Given instruction » Lines containing the word "with" are to be located and copied.

+ + + + +

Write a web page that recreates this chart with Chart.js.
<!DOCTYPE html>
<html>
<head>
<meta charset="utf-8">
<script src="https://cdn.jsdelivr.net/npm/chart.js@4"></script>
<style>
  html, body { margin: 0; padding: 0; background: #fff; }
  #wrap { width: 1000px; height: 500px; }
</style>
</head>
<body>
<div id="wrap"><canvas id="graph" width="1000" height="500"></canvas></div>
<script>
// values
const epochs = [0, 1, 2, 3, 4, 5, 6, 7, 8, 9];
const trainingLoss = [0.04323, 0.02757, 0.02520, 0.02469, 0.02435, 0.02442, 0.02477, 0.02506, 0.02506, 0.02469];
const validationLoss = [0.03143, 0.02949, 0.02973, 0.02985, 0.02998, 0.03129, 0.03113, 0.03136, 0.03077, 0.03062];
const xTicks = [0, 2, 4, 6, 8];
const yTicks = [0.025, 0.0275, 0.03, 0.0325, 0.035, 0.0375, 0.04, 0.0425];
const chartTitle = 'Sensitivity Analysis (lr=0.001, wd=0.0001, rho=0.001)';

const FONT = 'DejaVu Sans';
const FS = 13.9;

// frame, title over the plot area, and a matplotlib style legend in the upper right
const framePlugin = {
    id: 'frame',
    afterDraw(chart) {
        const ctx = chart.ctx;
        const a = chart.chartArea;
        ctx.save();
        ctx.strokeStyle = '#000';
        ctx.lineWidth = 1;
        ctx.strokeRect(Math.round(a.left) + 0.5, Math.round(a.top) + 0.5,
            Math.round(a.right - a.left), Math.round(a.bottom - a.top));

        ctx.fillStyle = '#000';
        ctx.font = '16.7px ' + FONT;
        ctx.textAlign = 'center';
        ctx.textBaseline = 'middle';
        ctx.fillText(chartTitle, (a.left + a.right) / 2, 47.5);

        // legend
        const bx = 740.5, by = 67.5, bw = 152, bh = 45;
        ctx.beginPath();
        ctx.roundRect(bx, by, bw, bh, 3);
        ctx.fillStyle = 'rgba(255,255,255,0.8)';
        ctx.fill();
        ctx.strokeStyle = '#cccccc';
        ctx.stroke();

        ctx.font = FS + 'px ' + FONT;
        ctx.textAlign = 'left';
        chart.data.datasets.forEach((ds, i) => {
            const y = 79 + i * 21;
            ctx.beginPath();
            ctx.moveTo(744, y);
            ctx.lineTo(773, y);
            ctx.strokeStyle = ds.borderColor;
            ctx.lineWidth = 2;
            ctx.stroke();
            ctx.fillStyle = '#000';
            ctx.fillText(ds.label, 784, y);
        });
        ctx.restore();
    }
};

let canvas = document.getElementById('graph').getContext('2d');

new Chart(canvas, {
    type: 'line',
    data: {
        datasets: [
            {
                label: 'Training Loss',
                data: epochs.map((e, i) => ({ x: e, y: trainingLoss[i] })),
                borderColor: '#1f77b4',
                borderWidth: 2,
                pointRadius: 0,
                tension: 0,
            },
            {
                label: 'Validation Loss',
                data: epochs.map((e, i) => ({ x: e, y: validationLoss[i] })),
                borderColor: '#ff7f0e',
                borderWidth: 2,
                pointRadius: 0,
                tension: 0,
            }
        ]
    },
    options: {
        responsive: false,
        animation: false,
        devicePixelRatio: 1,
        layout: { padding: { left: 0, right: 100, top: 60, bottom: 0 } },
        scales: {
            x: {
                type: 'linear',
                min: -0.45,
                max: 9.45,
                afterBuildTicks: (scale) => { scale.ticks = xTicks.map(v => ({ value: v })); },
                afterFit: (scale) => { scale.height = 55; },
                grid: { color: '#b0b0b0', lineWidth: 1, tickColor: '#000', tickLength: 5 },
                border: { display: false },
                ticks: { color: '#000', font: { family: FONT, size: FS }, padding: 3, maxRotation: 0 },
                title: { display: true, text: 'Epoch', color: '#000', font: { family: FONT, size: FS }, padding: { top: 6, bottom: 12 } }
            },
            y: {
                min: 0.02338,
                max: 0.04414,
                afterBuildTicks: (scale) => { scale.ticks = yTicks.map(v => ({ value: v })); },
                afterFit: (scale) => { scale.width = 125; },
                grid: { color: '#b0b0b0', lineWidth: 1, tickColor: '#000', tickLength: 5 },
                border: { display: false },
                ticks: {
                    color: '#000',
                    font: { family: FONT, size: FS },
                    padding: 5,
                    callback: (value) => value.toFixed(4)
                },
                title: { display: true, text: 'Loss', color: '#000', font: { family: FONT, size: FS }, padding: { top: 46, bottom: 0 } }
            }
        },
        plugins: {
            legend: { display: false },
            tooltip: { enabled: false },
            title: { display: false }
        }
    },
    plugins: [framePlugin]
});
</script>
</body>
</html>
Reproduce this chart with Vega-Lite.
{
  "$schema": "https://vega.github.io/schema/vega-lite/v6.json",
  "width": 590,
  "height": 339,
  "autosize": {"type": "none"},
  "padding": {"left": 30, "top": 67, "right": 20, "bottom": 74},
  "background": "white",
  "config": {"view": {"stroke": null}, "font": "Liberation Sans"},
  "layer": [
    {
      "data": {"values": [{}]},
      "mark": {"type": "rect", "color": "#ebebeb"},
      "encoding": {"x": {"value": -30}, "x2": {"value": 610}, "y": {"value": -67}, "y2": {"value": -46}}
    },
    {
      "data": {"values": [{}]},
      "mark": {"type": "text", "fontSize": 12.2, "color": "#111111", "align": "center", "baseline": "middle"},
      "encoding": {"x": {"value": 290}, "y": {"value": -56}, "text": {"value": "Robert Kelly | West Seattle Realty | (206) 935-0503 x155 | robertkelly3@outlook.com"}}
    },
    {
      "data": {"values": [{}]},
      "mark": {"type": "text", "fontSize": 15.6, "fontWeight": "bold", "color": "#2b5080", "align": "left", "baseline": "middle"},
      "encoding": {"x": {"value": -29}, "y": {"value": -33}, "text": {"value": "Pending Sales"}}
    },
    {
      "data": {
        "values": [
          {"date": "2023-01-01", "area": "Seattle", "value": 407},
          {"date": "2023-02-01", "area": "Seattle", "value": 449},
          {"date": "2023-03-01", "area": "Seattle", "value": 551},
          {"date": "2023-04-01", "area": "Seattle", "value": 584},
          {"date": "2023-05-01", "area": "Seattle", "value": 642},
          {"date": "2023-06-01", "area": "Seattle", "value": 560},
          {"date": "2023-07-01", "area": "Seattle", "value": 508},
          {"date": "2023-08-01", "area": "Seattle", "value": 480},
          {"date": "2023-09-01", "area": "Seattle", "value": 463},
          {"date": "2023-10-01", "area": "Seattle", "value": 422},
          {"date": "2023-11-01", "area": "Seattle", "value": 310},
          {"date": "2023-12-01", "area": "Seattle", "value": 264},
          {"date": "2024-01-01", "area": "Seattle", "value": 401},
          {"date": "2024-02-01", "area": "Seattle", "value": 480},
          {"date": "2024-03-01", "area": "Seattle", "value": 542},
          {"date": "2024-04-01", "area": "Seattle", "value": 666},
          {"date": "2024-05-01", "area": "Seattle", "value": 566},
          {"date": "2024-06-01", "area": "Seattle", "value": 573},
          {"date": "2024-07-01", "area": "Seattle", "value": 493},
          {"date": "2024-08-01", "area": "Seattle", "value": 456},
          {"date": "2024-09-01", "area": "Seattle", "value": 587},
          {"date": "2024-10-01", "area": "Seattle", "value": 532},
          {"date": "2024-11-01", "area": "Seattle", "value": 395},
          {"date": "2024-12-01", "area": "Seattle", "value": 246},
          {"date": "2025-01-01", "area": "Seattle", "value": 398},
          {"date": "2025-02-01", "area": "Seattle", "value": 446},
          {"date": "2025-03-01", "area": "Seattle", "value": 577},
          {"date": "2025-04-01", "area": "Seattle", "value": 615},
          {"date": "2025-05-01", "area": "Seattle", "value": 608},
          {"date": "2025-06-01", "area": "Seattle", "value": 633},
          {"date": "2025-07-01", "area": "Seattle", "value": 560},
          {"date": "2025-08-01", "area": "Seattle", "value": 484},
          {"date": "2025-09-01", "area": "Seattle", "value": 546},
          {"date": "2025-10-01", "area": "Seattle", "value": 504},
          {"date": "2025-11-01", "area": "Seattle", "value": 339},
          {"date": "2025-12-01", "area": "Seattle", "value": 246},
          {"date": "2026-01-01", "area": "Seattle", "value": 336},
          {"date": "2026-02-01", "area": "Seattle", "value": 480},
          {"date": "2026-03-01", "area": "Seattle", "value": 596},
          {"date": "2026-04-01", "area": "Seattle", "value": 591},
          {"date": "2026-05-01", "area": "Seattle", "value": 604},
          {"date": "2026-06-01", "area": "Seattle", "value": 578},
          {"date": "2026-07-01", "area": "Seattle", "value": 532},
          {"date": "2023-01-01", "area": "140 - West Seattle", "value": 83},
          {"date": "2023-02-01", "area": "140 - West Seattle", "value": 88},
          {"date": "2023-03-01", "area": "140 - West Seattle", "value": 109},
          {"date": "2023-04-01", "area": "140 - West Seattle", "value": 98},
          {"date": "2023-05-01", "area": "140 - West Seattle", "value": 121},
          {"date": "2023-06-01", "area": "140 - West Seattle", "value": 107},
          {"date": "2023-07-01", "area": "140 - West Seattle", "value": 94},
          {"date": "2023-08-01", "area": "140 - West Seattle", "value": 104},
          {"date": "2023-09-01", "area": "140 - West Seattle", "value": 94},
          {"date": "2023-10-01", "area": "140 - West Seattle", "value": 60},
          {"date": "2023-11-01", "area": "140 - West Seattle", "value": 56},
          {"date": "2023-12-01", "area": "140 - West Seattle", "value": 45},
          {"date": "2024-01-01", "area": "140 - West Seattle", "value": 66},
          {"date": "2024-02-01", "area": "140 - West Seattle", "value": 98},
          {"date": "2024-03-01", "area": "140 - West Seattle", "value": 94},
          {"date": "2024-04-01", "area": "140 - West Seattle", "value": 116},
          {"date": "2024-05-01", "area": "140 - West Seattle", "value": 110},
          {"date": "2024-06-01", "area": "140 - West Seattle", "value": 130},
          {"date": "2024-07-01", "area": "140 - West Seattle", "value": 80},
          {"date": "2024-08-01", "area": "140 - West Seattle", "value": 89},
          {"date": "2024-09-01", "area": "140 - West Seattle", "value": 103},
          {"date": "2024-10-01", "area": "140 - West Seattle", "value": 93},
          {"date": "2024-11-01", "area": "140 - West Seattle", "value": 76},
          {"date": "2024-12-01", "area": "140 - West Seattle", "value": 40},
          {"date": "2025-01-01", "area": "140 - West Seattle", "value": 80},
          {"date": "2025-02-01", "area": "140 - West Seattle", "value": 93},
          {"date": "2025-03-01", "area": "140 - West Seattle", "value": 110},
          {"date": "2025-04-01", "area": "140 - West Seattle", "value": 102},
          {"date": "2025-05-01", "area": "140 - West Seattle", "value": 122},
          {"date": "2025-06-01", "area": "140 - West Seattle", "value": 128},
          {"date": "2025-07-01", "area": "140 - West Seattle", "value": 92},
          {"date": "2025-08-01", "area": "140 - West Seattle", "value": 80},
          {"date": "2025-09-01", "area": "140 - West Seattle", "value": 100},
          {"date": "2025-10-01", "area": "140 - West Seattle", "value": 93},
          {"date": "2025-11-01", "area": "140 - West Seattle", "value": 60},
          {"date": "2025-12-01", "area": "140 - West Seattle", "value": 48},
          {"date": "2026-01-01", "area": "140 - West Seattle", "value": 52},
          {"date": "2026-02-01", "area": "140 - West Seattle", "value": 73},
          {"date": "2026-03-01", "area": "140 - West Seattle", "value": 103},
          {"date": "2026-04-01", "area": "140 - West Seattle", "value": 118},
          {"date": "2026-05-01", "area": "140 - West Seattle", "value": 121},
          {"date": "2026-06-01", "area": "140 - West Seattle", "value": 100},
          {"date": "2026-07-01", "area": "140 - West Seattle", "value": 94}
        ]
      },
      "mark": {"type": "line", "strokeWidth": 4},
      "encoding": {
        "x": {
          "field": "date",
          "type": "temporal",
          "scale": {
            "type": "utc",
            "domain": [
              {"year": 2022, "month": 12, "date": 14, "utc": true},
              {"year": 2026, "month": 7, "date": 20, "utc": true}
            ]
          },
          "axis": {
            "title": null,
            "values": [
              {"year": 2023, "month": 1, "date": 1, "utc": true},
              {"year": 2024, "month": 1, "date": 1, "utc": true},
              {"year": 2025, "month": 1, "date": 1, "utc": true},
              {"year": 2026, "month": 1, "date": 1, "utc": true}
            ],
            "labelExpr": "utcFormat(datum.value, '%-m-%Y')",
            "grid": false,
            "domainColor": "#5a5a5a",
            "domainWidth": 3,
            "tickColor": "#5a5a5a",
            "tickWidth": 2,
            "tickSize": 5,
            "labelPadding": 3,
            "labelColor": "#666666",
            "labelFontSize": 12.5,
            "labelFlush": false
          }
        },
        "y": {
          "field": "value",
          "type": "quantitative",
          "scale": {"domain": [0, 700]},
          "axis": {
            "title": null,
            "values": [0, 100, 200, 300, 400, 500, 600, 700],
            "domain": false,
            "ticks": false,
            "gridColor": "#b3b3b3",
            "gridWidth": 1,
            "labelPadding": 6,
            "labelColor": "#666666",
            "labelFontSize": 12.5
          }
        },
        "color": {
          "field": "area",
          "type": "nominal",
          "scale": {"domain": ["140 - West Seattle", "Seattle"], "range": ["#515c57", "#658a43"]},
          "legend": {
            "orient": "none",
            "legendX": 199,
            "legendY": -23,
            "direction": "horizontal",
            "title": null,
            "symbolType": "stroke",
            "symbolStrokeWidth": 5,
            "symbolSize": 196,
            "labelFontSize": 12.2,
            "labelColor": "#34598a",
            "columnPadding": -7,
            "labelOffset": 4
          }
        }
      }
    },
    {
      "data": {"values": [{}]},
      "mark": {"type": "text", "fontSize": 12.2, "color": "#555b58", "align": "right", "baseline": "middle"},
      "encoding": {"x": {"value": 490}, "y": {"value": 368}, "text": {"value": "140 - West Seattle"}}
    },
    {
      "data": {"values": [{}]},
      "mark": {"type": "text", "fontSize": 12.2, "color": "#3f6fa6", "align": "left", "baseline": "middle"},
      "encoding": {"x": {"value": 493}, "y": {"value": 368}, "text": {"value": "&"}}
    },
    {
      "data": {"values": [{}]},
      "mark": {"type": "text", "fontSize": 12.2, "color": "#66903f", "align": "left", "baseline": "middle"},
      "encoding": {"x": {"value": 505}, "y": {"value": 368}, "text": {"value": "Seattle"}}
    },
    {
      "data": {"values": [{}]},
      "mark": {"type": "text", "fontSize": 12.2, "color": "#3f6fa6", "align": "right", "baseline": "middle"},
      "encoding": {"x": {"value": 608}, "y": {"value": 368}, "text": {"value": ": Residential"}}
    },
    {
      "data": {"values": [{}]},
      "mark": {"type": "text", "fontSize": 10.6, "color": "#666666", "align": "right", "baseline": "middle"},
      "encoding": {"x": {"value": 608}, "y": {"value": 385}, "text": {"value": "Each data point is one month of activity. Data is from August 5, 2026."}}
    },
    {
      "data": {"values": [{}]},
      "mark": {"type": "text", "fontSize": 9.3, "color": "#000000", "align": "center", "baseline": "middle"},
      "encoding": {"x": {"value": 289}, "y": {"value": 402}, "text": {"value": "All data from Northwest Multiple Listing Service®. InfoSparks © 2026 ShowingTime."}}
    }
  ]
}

+ + + + +

Reply to the exercise »
Write a web page that recreates this chart with Chart.js.
Reproduce this chart with Vega-Lite.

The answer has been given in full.